On Monday before midnight, two men were severely injured in an act of violence that took place on Highway 6 near the Ben Shemen Interchange.
United Hatzalah volunteer EMTs Sleman Heen and Mohamed Ras were driving in a private ambulance in the vicinity when they noticed that traffic had suddenly come to a standstill by the entrance to a tunnel. Suspecting a car accident, they flicked on their sirens and moved into the emergency lane to get past traffic. A bit further into the tunnel, they found a damaged Lamborghini that had crashed into the tunnel’s wall. Inside were two men: one in his 40s, suffering from a bleeding stab wound to his head, the other a man in his 30s, with more moderate injuries on his hand and back.

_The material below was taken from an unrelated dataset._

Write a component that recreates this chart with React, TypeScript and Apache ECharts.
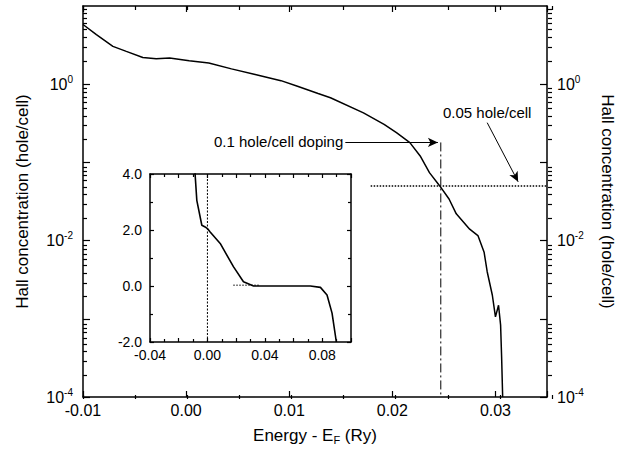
import React, { useEffect, useRef } from "react";
import * as echarts from "echarts";

// ---------- data ----------
const mainX = [
  -0.0100, -0.0087, -0.0071, -0.0058, -0.0042, -0.0029, -0.0016, 0.0003, 0.0022,
  0.0044, 0.0067, 0.0092, 0.0108, 0.0128, 0.0140, 0.0172, 0.0192, 0.0204, 0.0217,
  0.0227, 0.0236, 0.0246, 0.0255, 0.0262, 0.0275, 0.0283, 0.0289, 0.0292, 0.0297,
  0.0300, 0.0303, 0.0305, 0.0306, 0.0307,
];
const mainY = [
  5.8, 4.3, 3.05, 2.63, 2.2, 2.12, 2.17, 2.0, 1.87,
  1.57, 1.33, 1.11, 0.94, 0.76, 0.67, 0.43, 0.307, 0.24, 0.179,
  0.121, 0.074, 0.05, 0.034, 0.022, 0.014, 0.0116, 0.0071, 0.004, 0.002,
  0.00106, 0.00149, 0.00083, 0.00032, 0.0001,
];

const insetX = [
  -0.0092, -0.0086, -0.0074, -0.0039, -0.0016, 0.0, 0.0019, 0.0089, 0.0181,
  0.0251, 0.0321, 0.05, 0.0717, 0.0787, 0.0833, 0.0868, 0.0898,
];
const insetY = [
  5.0, 4.0, 3.06, 2.17, 2.11, 2.05, 1.93, 1.52, 0.69,
  0.15, 0.0, 0.0, 0.0, -0.05, -0.32, -0.97, -2.0,
];

const dopingEnergy = 0.0247; // 0.1 hole/cell doping
const dopingTop = 0.18;
const holeLevel = 0.05; // 0.05 hole/cell
const holeLineX = [0.0179, 0.035];
const arrowDoping = [[0.01544, 0.18], [0.02442, 0.18]];
const arrowHole = [[0.0292, 0.322], [0.0322, 0.0565]];
const insetZeroLine = [[0, -2], [0, 4]];
const insetFlatLine = [[0.018, 0.03], [0.036, 0.03]];

const mainXRange = [-0.01, 0.035];
const mainYRange = [1e-4, 10];
const majorDecades = [1e-4, 1e-3, 1e-2, 1e-1, 1];
const labelDecades = [1e-4, 1e-2, 1];
const minorLogTicks: number[] = [];
for (let e = -4; e < 1; e++) {
  for (let m = 2; m <= 9; m++) minorLogTicks.push(m * Math.pow(10, e));
}
const insetXRange = [-0.04, 0.1];
const insetYRange = [-2, 4];

const annDoping = "0.1 hole/cell doping";
const annHole = "0.05 hole/cell";
const yTitle = "Hall concentration (hole/cell)";

// ---------- styling ----------
const BLACK = "#000";
const FONT = "'Liberation Sans', Arial, Helvetica, sans-serif";
const GRID_MAIN = { left: 83, top: 6, width: 469, height: 393 };
const GRID_INSET = { left: 150, top: 174, width: 201, height: 168 };

const fmtMainX = (v: number) =>
  Math.abs(v * 100 - Math.round(v * 100)) < 1e-6 ? v.toFixed(2) : "";
const fmtLog = (v: number) => {
  const e = Math.round(Math.log10(v));
  return [0, -2, -4].includes(e) ? `{b|10}{s|${e}}` : "";
};
const logRich = {
  b: { fontSize: 16, lineHeight: 20, fontFamily: FONT, color: BLACK },
  s: { fontSize: 10, lineHeight: 8, verticalAlign: "top", fontFamily: FONT, color: BLACK },
};
const fmtInsetX = (v: number) =>
  Math.abs(v / 0.04 - Math.round(v / 0.04)) < 1e-6 ? (Math.abs(v) < 1e-9 ? "0.00" : v.toFixed(2)) : "";
const fmtInsetY = (v: number) => (Math.abs(v) < 1e-9 ? "0.0" : v.toFixed(1));

const axisLine = { show: true, onZero: false, lineStyle: { color: BLACK, width: 1.5 } };
const hiddenLine = { show: false, onZero: false };
const tickStyle = { color: BLACK, width: 1.2 };

export default function App() {
  const ref = useRef<HTMLDivElement>(null);
  useEffect(() => {
    if (!ref.current) return;
    const chart = echarts.init(ref.current, undefined, { renderer: "svg" });
    const mainData = mainX.map((x, i) => [x, mainY[i]]);
    const insetData = insetX.map((x, i) => [x, insetY[i]]);

    const mainXAxis = (pos: string, labels: boolean, extra: any = {}) => ({
      type: "value",
      gridIndex: 0,
      position: pos,
      min: mainXRange[0],
      max: mainXRange[1],
      interval: 0.01,
      axisLine,
      axisTick: { show: true, inside: true, length: 6, lineStyle: tickStyle },
      axisLabel: labels
        ? { show: true, formatter: fmtMainX, fontSize: 16, color: BLACK, fontFamily: FONT, margin: 5 }
        : { show: false },
      splitLine: { show: false },
      ...extra,
    });
    const minorXAxis = (pos: string) => ({
      type: "value",
      gridIndex: 1,
      position: pos,
      min: mainXRange[0],
      max: mainXRange[1],
      interval: 0.005,
      axisLine: hiddenLine,
      axisTick: { show: true, inside: true, length: 4, lineStyle: tickStyle },
      axisLabel: { show: false },
      splitLine: { show: false },
    });
    const mainYAxis = (pos: string, extra: any = {}) => ({
      type: "log",
      logBase: 10,
      gridIndex: 0,
      position: pos,
      min: mainYRange[0],
      max: mainYRange[1],
      axisLine,
      axisTick: { show: true, inside: true, length: 7, lineStyle: tickStyle, customValues: majorDecades },
      axisLabel: {
        show: true,
        customValues: labelDecades,
        formatter: fmtLog,
        rich: logRich,
        margin: 10,
        fontFamily: FONT,
        color: BLACK,
      },
      splitLine: { show: false },
      ...extra,
    });
    const minorYAxis = (pos: string) => ({
      type: "log",
      logBase: 10,
      gridIndex: 1,
      position: pos,
      min: mainYRange[0],
      max: mainYRange[1],
      axisLine: hiddenLine,
      axisTick: { show: true, inside: true, length: 4, lineStyle: tickStyle, customValues: minorLogTicks },
      axisLabel: { show: false },
      splitLine: { show: false },
    });
    const insetXAxis = (pos: string, labels: boolean) => ({
      type: "value",
      gridIndex: 2,
      position: pos,
      min: insetXRange[0],
      max: insetXRange[1],
      interval: 0.02,
      axisLine,
      axisTick: { show: true, inside: true, length: 4, lineStyle: tickStyle },
      minorTick: { show: true, splitNumber: 2, length: 3, lineStyle: tickStyle },
      axisLabel: labels
        ? { show: true, formatter: fmtInsetX, fontSize: 14, color: BLACK, fontFamily: FONT, margin: 6, showMaxLabel: false }
        : { show: false },
      splitLine: { show: false },
    });
    const insetYAxis = (pos: string, labels: boolean) => ({
      type: "value",
      gridIndex: 2,
      position: pos,
      min: insetYRange[0],
      max: insetYRange[1],
      interval: 2,
      axisLine,
      axisTick: { show: true, inside: true, length: 4, lineStyle: tickStyle },
      minorTick: { show: true, splitNumber: 2, length: 3, lineStyle: tickStyle },
      axisLabel: labels
        ? { show: true, formatter: fmtInsetY, fontSize: 14, color: BLACK, fontFamily: FONT, margin: 8 }
        : { show: false },
      splitLine: { show: false },
    });

    const arrowMark = (pts: number[][]) => ({
      silent: true,
      symbol: ["none", "arrow"],
      symbolSize: [7, 10],
      label: { show: false },
      lineStyle: { color: BLACK, width: 1, type: "solid" },
      emphasis: { disabled: true },
      data: [[{ coord: pts[0] }, { coord: pts[1] }]],
    });

    const option: any = {
      animation: false,
      backgroundColor: "#fff",
      textStyle: { fontFamily: FONT },
      grid: [
        { ...GRID_MAIN, containLabel: false },
        { ...GRID_MAIN, containLabel: false },
        { ...GRID_INSET, containLabel: false, show: true, backgroundColor: "#fff", borderWidth: 0 },
      ],
      xAxis: [
        mainXAxis("bottom", true, {
          name: "{a|Energy - E}{sub|F}{a| (Ry)}",
          nameLocation: "middle",
          nameGap: 28,
          nameTextStyle: {
            rich: {
              a: { fontSize: 17, lineHeight: 20, fontFamily: FONT, color: BLACK },
              sub: { fontSize: 11, lineHeight: 9, verticalAlign: "bottom", fontFamily: FONT, color: BLACK },
            },
          },
        }),
        mainXAxis("top", false),
        minorXAxis("bottom"),
        minorXAxis("top"),
        insetXAxis("bottom", true),
        insetXAxis("top", false),
      ],
      yAxis: [
        mainYAxis("left", {
          name: yTitle,
          nameLocation: "middle",
          nameRotate: 90,
          nameGap: 52,
          nameTextStyle: { fontSize: 17, fontFamily: FONT, color: BLACK },
        }),
        mainYAxis("right", {
          name: yTitle,
          nameLocation: "middle",
          nameRotate: -90,
          nameGap: 52,
          nameTextStyle: { fontSize: 17, fontFamily: FONT, color: BLACK },
        }),
        minorYAxis("left"),
        minorYAxis("right"),
        insetYAxis("left", true),
        insetYAxis("right", false),
      ],
      series: [
        {
          name: "Hall concentration",
          type: "line",
          xAxisIndex: 0,
          yAxisIndex: 0,
          data: mainData,
          showSymbol: false,
          symbol: "none",
          lineStyle: { color: BLACK, width: 1.5 },
          silent: true,
        },
        {
          name: "doping line",
          type: "line",
          xAxisIndex: 0,
          yAxisIndex: 0,
          data: [[dopingEnergy, dopingTop], [dopingEnergy, mainYRange[0]]],
          symbol: "none",
          lineStyle: { color: BLACK, width: 1, type: [9, 3, 2, 3] },
          silent: true,
          markLine: arrowMark(arrowDoping),
        },
        {
          name: "0.05 level",
          type: "line",
          xAxisIndex: 0,
          yAxisIndex: 0,
          data: [[holeLineX[0], holeLevel], [holeLineX[1], holeLevel]],
          symbol: "none",
          lineStyle: { color: BLACK, width: 1.5, type: [1.5, 1.5] },
          silent: true,
          markLine: arrowMark(arrowHole),
        },
        {
          name: "inset",
          type: "line",
          xAxisIndex: 4,
          yAxisIndex: 4,
          data: insetData,
          symbol: "none",
          lineStyle: { color: BLACK, width: 1.6 },
          silent: true,
          z: 5,
        },
        {
          name: "inset zero",
          type: "line",
          xAxisIndex: 4,
          yAxisIndex: 4,
          data: insetZeroLine,
          symbol: "none",
          lineStyle: { color: BLACK, width: 1, type: [2, 1.5] },
          silent: true,
          z: 5,
        },
        {
          name: "inset flat",
          type: "line",
          xAxisIndex: 4,
          yAxisIndex: 4,
          data: insetFlatLine,
          symbol: "none",
          lineStyle: { color: BLACK, width: 1, type: [1.5, 1.5] },
          silent: true,
          z: 5,
        },
      ],
      graphic: [
        {
          type: "text",
          left: 214,
          top: 134,
          style: { text: annDoping, fontSize: 15, fontFamily: FONT, fill: BLACK },
        },
        {
          type: "text",
          left: 443,
          top: 105,
          style: { text: annHole, fontSize: 15, fontFamily: FONT, fill: BLACK },
        },
      ],
    };
    chart.setOption(option);
    return () => chart.dispose();
  }, []);
  return (
    <div
      ref={ref}
      style={{ position: "absolute", left: 0, top: 0, width: 624, height: 450, background: "#fff" }}
    />
  );
}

“We were convinced that this was a regular car accident, and even the type of injuries seemed consistent with this scenario,” Mohamed recalled after the incident. “Only later did we realize that they had probably been attacked.”
The volunteers began to treat the injured men, bandaging their wounds to stop the bleeding.
“While I was treating the man with the head injury, I heard a motorcycle approach us from behind,” Sleman recounted. “Suddenly, a man stood behind me and started shooting at point-blank range. Bullets flew between my legs and I didn’t have time to move. He fired off a few rounds, got back on his motorcycle, and sped off. Thankfully, when the shooting ended, I was unharmed, but two bullets hit the patient in his lower limbs. He started losing a lot of blood.”
When the shooting took place, Mohamed, who was treating the second patient, immediately ran to take cover. “When the shooting ended, we ensured that the shooter was gone and continued providing treatment, together with other medical responders who began to arrive,” he said. “We packed and bandaged the gunshot wounds to stop the bleeding, and provided both of the injured men with oxygen and fluids.”
A few minutes later, intensive care ambulances arrived at the scene and transported the injured to Rabin Medical Center and Sheba Tel-HaShomer Medical Center.
“It’s depressing when you come to provide assistance and get caught in a very dangerous situation,” Mohamed reflected after the incident. “We were very lucky not to get hurt.”
“This is not my first time treating gunshot injuries, but it’s a different feeling to get shot at while providing treatment, I’m still trying to process what happened,” Sleman said. “I’m thankful I wasn’t injured and we were able to stabilize the patients and help save their lives.”